Rows from a dataset of charts and code

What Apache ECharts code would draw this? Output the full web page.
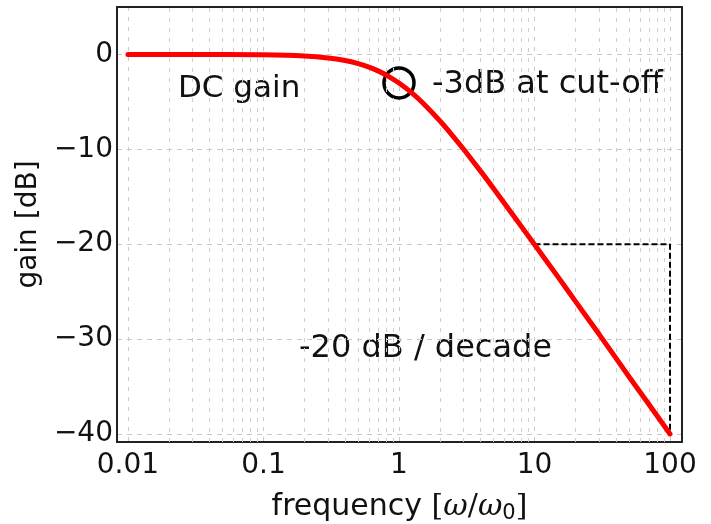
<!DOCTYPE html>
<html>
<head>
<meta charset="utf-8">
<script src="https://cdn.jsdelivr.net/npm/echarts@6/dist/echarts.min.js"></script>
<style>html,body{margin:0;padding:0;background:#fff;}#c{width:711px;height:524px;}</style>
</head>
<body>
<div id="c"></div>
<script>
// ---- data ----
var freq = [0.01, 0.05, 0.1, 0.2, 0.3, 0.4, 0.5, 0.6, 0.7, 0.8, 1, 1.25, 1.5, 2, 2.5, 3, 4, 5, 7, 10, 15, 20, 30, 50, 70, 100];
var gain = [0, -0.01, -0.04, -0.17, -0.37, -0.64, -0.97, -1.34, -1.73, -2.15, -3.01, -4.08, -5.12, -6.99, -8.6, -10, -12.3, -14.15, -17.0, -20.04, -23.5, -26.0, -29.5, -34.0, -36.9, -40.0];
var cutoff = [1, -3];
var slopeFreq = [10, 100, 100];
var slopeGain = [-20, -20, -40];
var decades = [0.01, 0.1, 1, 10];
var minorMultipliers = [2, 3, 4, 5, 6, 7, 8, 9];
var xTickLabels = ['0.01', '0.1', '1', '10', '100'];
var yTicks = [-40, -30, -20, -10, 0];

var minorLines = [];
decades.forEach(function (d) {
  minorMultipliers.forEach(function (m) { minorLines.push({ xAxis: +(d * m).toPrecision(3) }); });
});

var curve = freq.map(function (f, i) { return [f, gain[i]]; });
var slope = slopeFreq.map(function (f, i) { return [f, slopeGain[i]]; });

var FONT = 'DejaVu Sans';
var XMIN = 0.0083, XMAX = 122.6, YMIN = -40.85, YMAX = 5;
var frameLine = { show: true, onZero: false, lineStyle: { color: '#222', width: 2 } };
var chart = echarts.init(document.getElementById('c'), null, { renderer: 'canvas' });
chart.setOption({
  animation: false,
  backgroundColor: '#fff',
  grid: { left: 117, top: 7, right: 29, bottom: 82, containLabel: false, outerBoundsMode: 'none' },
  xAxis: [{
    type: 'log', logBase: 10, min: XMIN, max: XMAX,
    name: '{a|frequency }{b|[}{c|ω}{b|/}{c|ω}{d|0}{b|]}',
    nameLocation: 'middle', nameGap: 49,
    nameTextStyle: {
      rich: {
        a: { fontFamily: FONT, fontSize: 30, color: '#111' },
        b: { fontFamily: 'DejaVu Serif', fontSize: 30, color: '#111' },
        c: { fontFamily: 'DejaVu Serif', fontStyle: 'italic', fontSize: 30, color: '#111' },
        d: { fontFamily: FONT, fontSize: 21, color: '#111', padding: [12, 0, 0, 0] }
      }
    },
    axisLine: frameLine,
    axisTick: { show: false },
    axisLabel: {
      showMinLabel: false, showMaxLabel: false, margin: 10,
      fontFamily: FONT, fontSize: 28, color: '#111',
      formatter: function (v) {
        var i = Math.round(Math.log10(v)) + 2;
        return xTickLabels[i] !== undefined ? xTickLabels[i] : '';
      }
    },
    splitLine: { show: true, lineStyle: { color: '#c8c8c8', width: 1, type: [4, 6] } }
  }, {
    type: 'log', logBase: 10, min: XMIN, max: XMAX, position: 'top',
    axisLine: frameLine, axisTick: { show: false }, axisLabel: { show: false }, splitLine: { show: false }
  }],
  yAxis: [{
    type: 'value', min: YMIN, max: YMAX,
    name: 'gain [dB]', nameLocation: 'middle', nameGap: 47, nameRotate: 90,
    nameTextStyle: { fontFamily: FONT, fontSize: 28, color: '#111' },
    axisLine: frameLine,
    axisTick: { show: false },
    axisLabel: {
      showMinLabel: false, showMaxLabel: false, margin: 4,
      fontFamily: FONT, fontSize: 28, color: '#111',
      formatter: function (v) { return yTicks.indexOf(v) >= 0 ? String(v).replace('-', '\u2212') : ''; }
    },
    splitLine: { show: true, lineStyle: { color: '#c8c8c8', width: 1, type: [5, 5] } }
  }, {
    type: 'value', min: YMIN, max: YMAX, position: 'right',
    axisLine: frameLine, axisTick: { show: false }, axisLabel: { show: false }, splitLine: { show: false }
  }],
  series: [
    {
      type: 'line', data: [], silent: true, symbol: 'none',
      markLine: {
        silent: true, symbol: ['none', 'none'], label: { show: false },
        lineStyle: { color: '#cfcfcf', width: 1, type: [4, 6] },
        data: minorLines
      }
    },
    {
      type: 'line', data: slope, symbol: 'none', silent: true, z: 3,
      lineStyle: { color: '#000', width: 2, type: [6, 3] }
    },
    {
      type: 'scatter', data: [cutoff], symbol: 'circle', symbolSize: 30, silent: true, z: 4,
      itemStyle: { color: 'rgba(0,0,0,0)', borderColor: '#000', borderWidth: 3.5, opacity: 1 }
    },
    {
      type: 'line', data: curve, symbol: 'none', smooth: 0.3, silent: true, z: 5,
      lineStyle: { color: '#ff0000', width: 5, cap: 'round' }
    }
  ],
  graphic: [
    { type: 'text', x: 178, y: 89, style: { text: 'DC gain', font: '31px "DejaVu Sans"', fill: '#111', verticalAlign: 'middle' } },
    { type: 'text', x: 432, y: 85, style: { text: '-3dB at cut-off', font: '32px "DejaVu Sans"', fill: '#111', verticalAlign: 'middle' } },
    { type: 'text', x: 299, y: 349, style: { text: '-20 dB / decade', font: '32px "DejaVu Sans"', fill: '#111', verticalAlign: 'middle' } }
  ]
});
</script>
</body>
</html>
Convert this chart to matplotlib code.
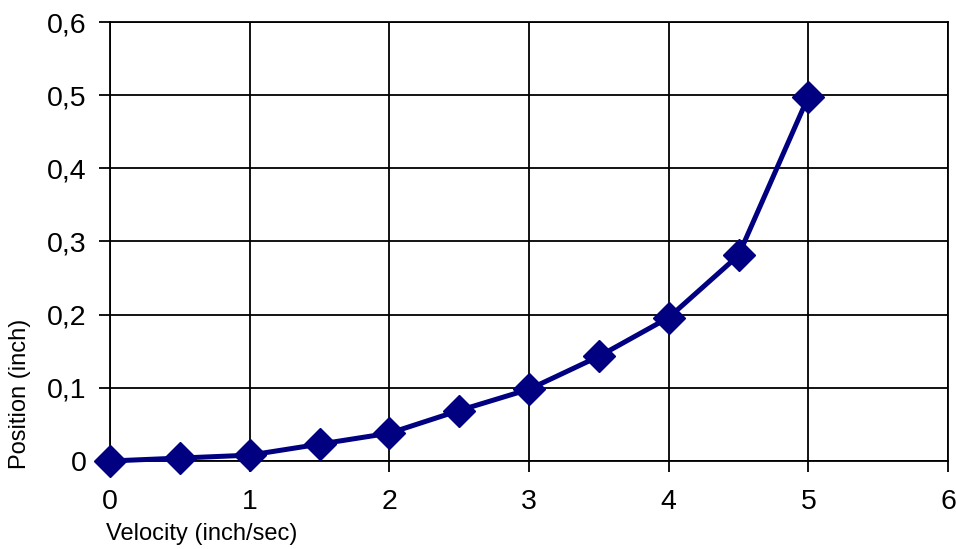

> _To do_: Give the material again exactly as it is, but keep the pictures out.

> _Answer to this problem_:
What Apache ECharts code would draw this? Output the full web page.
<!DOCTYPE html>
<html>
<head>
<meta charset="utf-8">
<script src="https://cdn.jsdelivr.net/npm/echarts@6/dist/echarts.min.js"></script>
<style>html,body{margin:0;padding:0;background:#fff;}#c{width:711px;height:524px;}</style>
</head>
<body>
<div id="c"></div>
<script>
// ---- data ----
var freq = [0.01, 0.05, 0.1, 0.2, 0.3, 0.4, 0.5, 0.6, 0.7, 0.8, 1, 1.25, 1.5, 2, 2.5, 3, 4, 5, 7, 10, 15, 20, 30, 50, 70, 100];
var gain = [0, -0.01, -0.04, -0.17, -0.37, -0.64, -0.97, -1.34, -1.73, -2.15, -3.01, -4.08, -5.12, -6.99, -8.6, -10, -12.3, -14.15, -17.0, -20.04, -23.5, -26.0, -29.5, -34.0, -36.9, -40.0];
var cutoff = [1, -3];
var slopeFreq = [10, 100, 100];
var slopeGain = [-20, -20, -40];
var decades = [0.01, 0.1, 1, 10];
var minorMultipliers = [2, 3, 4, 5, 6, 7, 8, 9];
var xTickLabels = ['0.01', '0.1', '1', '10', '100'];
var yTicks = [-40, -30, -20, -10, 0];

var minorLines = [];
decades.forEach(function (d) {
  minorMultipliers.forEach(function (m) { minorLines.push({ xAxis: +(d * m).toPrecision(3) }); });
});

var curve = freq.map(function (f, i) { return [f, gain[i]]; });
var slope = slopeFreq.map(function (f, i) { return [f, slopeGain[i]]; });

var FONT = 'DejaVu Sans';
var XMIN = 0.0083, XMAX = 122.6, YMIN = -40.85, YMAX = 5;
var frameLine = { show: true, onZero: false, lineStyle: { color: '#222', width: 2 } };
var chart = echarts.init(document.getElementById('c'), null, { renderer: 'canvas' });
chart.setOption({
  animation: false,
  backgroundColor: '#fff',
  grid: { left: 117, top: 7, right: 29, bottom: 82, containLabel: false, outerBoundsMode: 'none' },
  xAxis: [{
    type: 'log', logBase: 10, min: XMIN, max: XMAX,
    name: '{a|frequency }{b|[}{c|ω}{b|/}{c|ω}{d|0}{b|]}',
    nameLocation: 'middle', nameGap: 49,
    nameTextStyle: {
      rich: {
        a: { fontFamily: FONT, fontSize: 30, color: '#111' },
        b: { fontFamily: 'DejaVu Serif', fontSize: 30, color: '#111' },
        c: { fontFamily: 'DejaVu Serif', fontStyle: 'italic', fontSize: 30, color: '#111' },
        d: { fontFamily: FONT, fontSize: 21, color: '#111', padding: [12, 0, 0, 0] }
      }
    },
    axisLine: frameLine,
    axisTick: { show: false },
    axisLabel: {
      showMinLabel: false, showMaxLabel: false, margin: 10,
      fontFamily: FONT, fontSize: 28, color: '#111',
      formatter: function (v) {
        var i = Math.round(Math.log10(v)) + 2;
        return xTickLabels[i] !== undefined ? xTickLabels[i] : '';
      }
    },
    splitLine: { show: true, lineStyle: { color: '#c8c8c8', width: 1, type: [4, 6] } }
  }, {
    type: 'log', logBase: 10, min: XMIN, max: XMAX, position: 'top',
    axisLine: frameLine, axisTick: { show: false }, axisLabel: { show: false }, splitLine: { show: false }
  }],
  yAxis: [{
    type: 'value', min: YMIN, max: YMAX,
    name: 'gain [dB]', nameLocation: 'middle', nameGap: 47, nameRotate: 90,
    nameTextStyle: { fontFamily: FONT, fontSize: 28, color: '#111' },
    axisLine: frameLine,
    axisTick: { show: false },
    axisLabel: {
      showMinLabel: false, showMaxLabel: false, margin: 4,
      fontFamily: FONT, fontSize: 28, color: '#111',
      formatter: function (v) { return yTicks.indexOf(v) >= 0 ? String(v).replace('-', '\u2212') : ''; }
    },
    splitLine: { show: true, lineStyle: { color: '#c8c8c8', width: 1, type: [5, 5] } }
  }, {
    type: 'value', min: YMIN, max: YMAX, position: 'right',
    axisLine: frameLine, axisTick: { show: false }, axisLabel: { show: false }, splitLine: { show: false }
  }],
  series: [
    {
      type: 'line', data: [], silent: true, symbol: 'none',
      markLine: {
        silent: true, symbol: ['none', 'none'], label: { show: false },
        lineStyle: { color: '#cfcfcf', width: 1, type: [4, 6] },
        data: minorLines
      }
    },
    {
      type: 'line', data: slope, symbol: 'none', silent: true, z: 3,
      lineStyle: { color: '#000', width: 2, type: [6, 3] }
    },
    {
      type: 'scatter', data: [cutoff], symbol: 'circle', symbolSize: 30, silent: true, z: 4,
      itemStyle: { color: 'rgba(0,0,0,0)', borderColor: '#000', borderWidth: 3.5, opacity: 1 }
    },
    {
      type: 'line', data: curve, symbol: 'none', smooth: 0.3, silent: true, z: 5,
      lineStyle: { color: '#ff0000', width: 5, cap: 'round' }
    }
  ],
  graphic: [
    { type: 'text', x: 178, y: 89, style: { text: 'DC gain', font: '31px "DejaVu Sans"', fill: '#111', verticalAlign: 'middle' } },
    { type: 'text', x: 432, y: 85, style: { text: '-3dB at cut-off', font: '32px "DejaVu Sans"', fill: '#111', verticalAlign: 'middle' } },
    { type: 'text', x: 299, y: 349, style: { text: '-20 dB / decade', font: '32px "DejaVu Sans"', fill: '#111', verticalAlign: 'middle' } }
  ]
});
</script>
</body>
</html>
Convert this chart to matplotlib code.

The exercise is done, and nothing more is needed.